High expectations when listening to an orchestra


If you listen to an orchestra and expect to hear the real thing, you’re certain to be disappointed.
There’s no way you can come close to that experience  with your equipment.  An orchestra in your listening space is an impossibility. Therefore you have to adopt a “suspension of disbelief.”  In other words, trick yourself into believing it’s the real  thing.  You have to bring your imagination to the equation.
The degree to which you can suspend your disbelief, will determine how much enjoyment you get.
Of course, the better the quality of your equipment, the closer you will come.

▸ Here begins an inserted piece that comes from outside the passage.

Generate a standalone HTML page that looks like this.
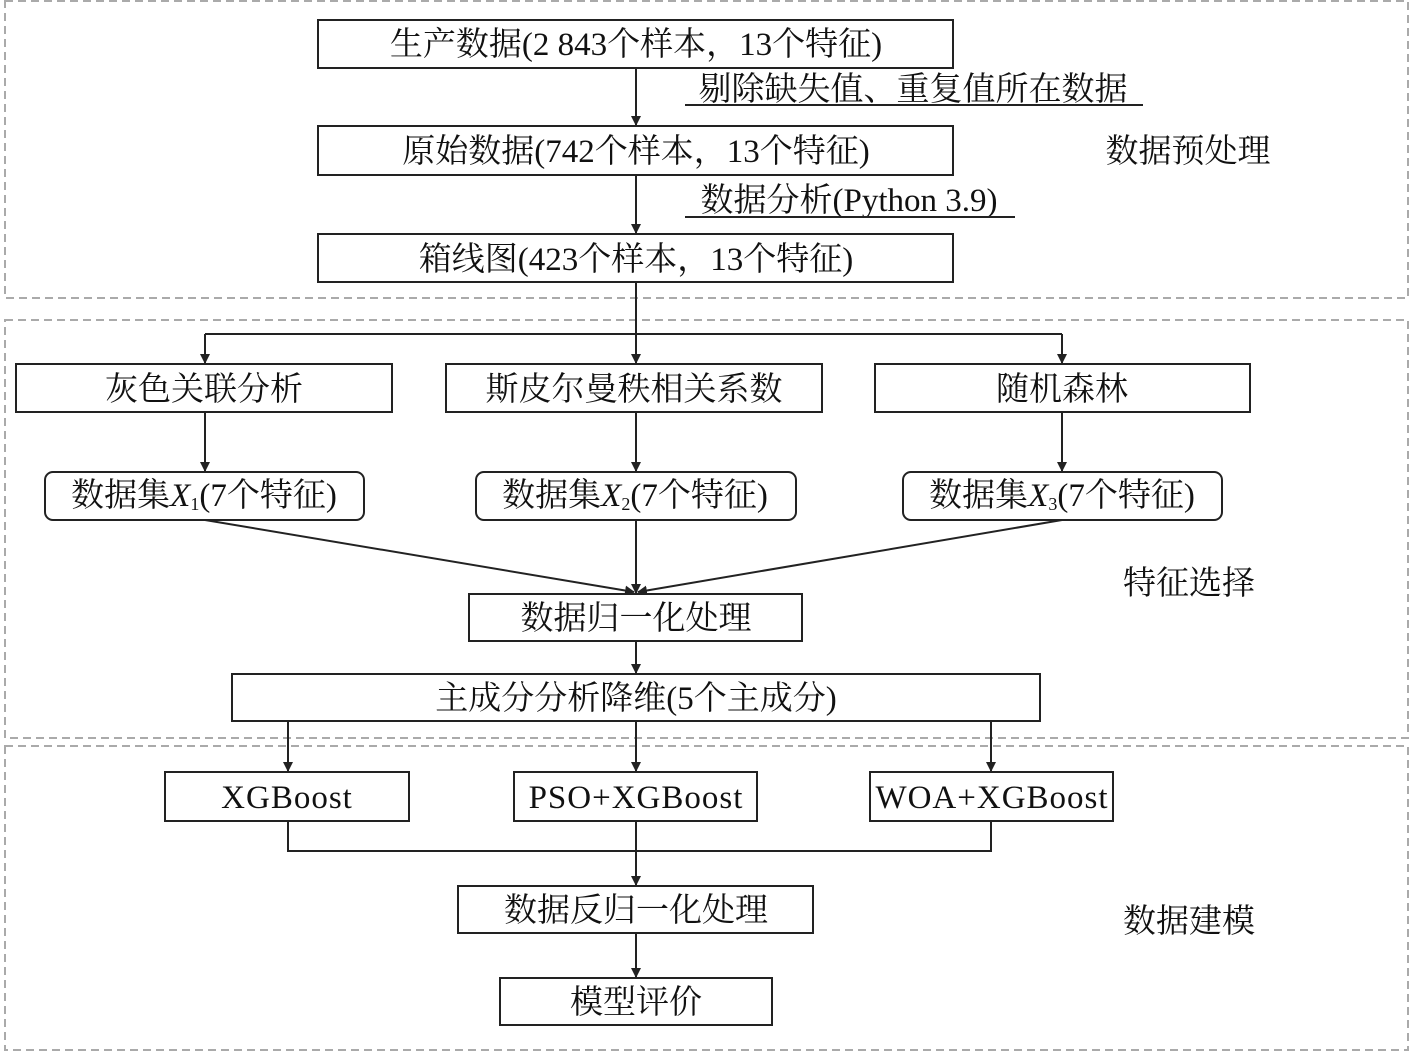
<!DOCTYPE html>
<html><head><meta charset="utf-8"><style>
html,body{margin:0;padding:0;background:#fff;}
svg{display:block;}
text{font-family:"Liberation Serif","Noto Serif CJK SC","Noto Sans CJK SC",serif;font-size:33px;fill:#111;text-anchor:middle;dominant-baseline:central;}
.r{fill:#fff;stroke:#222;stroke-width:2;}
.d{fill:none;stroke:#aaa;stroke-width:2;stroke-dasharray:8,5;}
.l{stroke:#222;stroke-width:2;fill:none;}
</style></head><body>
<svg width="1413" height="1055" viewBox="0 0 1413 1055" xmlns="http://www.w3.org/2000/svg">
<defs><marker id="a" markerWidth="10" markerHeight="10" refX="9" refY="5" orient="auto" markerUnits="userSpaceOnUse"><path d="M0,0 L10,5 L0,10 z" fill="#222"/></marker></defs>
<rect class="d" x="5" y="1" width="1403" height="297"/>
<rect class="d" x="5" y="320" width="1403" height="418"/>
<rect class="d" x="5" y="746" width="1403" height="304"/>

<rect class="r" x="318" y="20" width="635" height="48"/>
<text x="636" y="45">生产数据(2 843个样本，13个特征)</text>
<line class="l" x1="636" y1="68" x2="636" y2="125" marker-end="url(#a)"/>
<text x="913" y="90">剔除缺失值、重复值所在数据</text>
<line class="l" x1="685" y1="105" x2="1143" y2="105"/>
<rect class="r" x="318" y="126" width="635" height="49"/>
<text x="636" y="152">原始数据(742个样本，13个特征)</text>
<line class="l" x1="636" y1="175" x2="636" y2="233" marker-end="url(#a)"/>
<text x="849" y="201">数据分析(Python 3.9)</text>
<line class="l" x1="685" y1="217" x2="1015" y2="217"/>
<rect class="r" x="318" y="234" width="635" height="48"/>
<text x="636" y="260">箱线图(423个样本，13个特征)</text>
<text x="1188" y="152">数据预处理</text>

<polyline class="l" points="636,282 636,334"/>
<line class="l" x1="205" y1="334" x2="1062" y2="334"/>
<line class="l" x1="205" y1="334" x2="205" y2="363" marker-end="url(#a)"/>
<line class="l" x1="636" y1="334" x2="636" y2="363" marker-end="url(#a)"/>
<line class="l" x1="1062" y1="334" x2="1062" y2="363" marker-end="url(#a)"/>

<rect class="r" x="16" y="364" width="376" height="48"/><text x="204" y="390">灰色关联分析</text>
<rect class="r" x="446" y="364" width="376" height="48"/><text x="634" y="390">斯皮尔曼秩相关系数</text>
<rect class="r" x="875" y="364" width="375" height="48"/><text x="1062" y="390">随机森林</text>
<line class="l" x1="205" y1="412" x2="205" y2="471" marker-end="url(#a)"/>
<line class="l" x1="636" y1="412" x2="636" y2="471" marker-end="url(#a)"/>
<line class="l" x1="1062" y1="412" x2="1062" y2="471" marker-end="url(#a)"/>

<rect class="r" x="45" y="472" width="319" height="48" rx="8"/>
<text x="204" y="496">数据集<tspan font-style="italic">X</tspan><tspan font-size="18" dy="8">1</tspan><tspan dy="-8">(7个特征)</tspan></text>
<rect class="r" x="476" y="472" width="320" height="48" rx="8"/>
<text x="635" y="496">数据集<tspan font-style="italic">X</tspan><tspan font-size="18" dy="8">2</tspan><tspan dy="-8">(7个特征)</tspan></text>
<rect class="r" x="903" y="472" width="319" height="48" rx="8"/>
<text x="1062" y="496">数据集<tspan font-style="italic">X</tspan><tspan font-size="18" dy="8">3</tspan><tspan dy="-8">(7个特征)</tspan></text>

<line class="l" x1="205" y1="520" x2="634" y2="592" marker-end="url(#a)"/>
<line class="l" x1="636" y1="520" x2="636" y2="593" marker-end="url(#a)"/>
<line class="l" x1="1062" y1="520" x2="638" y2="592" marker-end="url(#a)"/>
<text x="1189" y="584">特征选择</text>

<rect class="r" x="469" y="594" width="333" height="47"/><text x="636" y="619">数据归一化处理</text>
<line class="l" x1="636" y1="641" x2="636" y2="673" marker-end="url(#a)"/>
<rect class="r" x="232" y="674" width="808" height="47"/><text x="636" y="699">主成分分析降维(5个主成分)</text>
<line class="l" x1="288" y1="721" x2="288" y2="771" marker-end="url(#a)"/>
<line class="l" x1="636" y1="721" x2="636" y2="771" marker-end="url(#a)"/>
<line class="l" x1="991" y1="721" x2="991" y2="771" marker-end="url(#a)"/>

<rect class="r" x="165" y="772" width="244" height="49"/><text x="287" y="798" style="letter-spacing:1px">XGBoost</text>
<rect class="r" x="514" y="772" width="243" height="49"/><text x="636" y="798" style="letter-spacing:1px">PSO+XGBoost</text>
<rect class="r" x="870" y="772" width="243" height="49"/><text x="992" y="798" style="letter-spacing:1px">WOA+XGBoost</text>
<polyline class="l" points="288,821 288,851 991,851 991,821"/>
<line class="l" x1="636" y1="821" x2="636" y2="885" marker-end="url(#a)"/>

<rect class="r" x="458" y="886" width="355" height="47"/><text x="636" y="911">数据反归一化处理</text>
<line class="l" x1="636" y1="933" x2="636" y2="977" marker-end="url(#a)"/>
<rect class="r" x="500" y="978" width="272" height="47"/><text x="636" y="1003">模型评价</text>
<text x="1189" y="922">数据建模</text>
</svg>
</body></html>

With lesser forces than an orchestra, such as a few instruments or solo instrument or voice, the easier it becomes to approach reality.
rvpiano
@frogman  No worries. I think we were both posing a hypothetical and then arguing against it but didn't realize that. All good.
Even bad live music beats recorded music, on many systems 😎
You really think so? How many minutes of me banging out Chopsticks to change your mind?

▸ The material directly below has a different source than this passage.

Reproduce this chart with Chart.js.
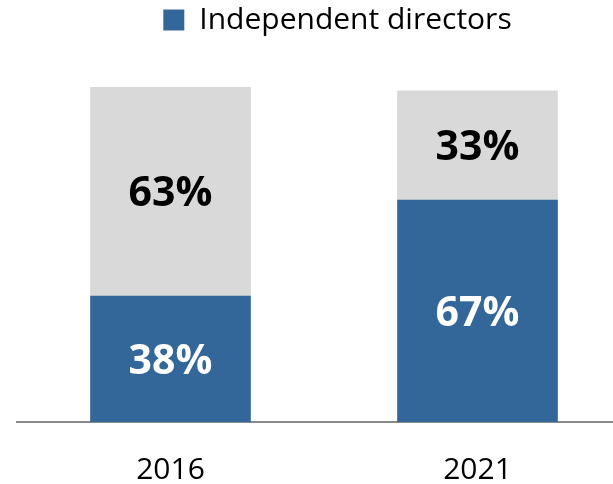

unavoidably, our best equipment still acts as a filter to the live sound. but bits and pieces of the experience can be conveyed in variable proportions. in my experience the maggie tympani III speakers come the closest, without a bunch of special effects speakers in the room, all by their lonesome they produced a hemisphere of sound in the acoustically treated room, a cloud of sound if you will, that if i stepped into, it [the recording venue] became palpable to me. 
+1 @millercarbon 

I have so many memories of terrible sounding shows. Seeing the Dead in a hockey stadium from far, far away. Hearing Art Blakey at an outdoor show where the sound bounced around and made my ears hurt. Hearing the Colorado Symphony Orchestra from behind the stage (an in-the-round hall) and barely making out various sections. Hearing Simon and Garfunkle in Central Park from far enough away that the picnickers next to me were just as loud as Art's sweet voice. I won't go on.

I've heard great shows, too. But let's face it -- live music is an aural crap shoot. Give me a great system with a great live recording, and there's far less to overcome, sonically, than exists at many concerts.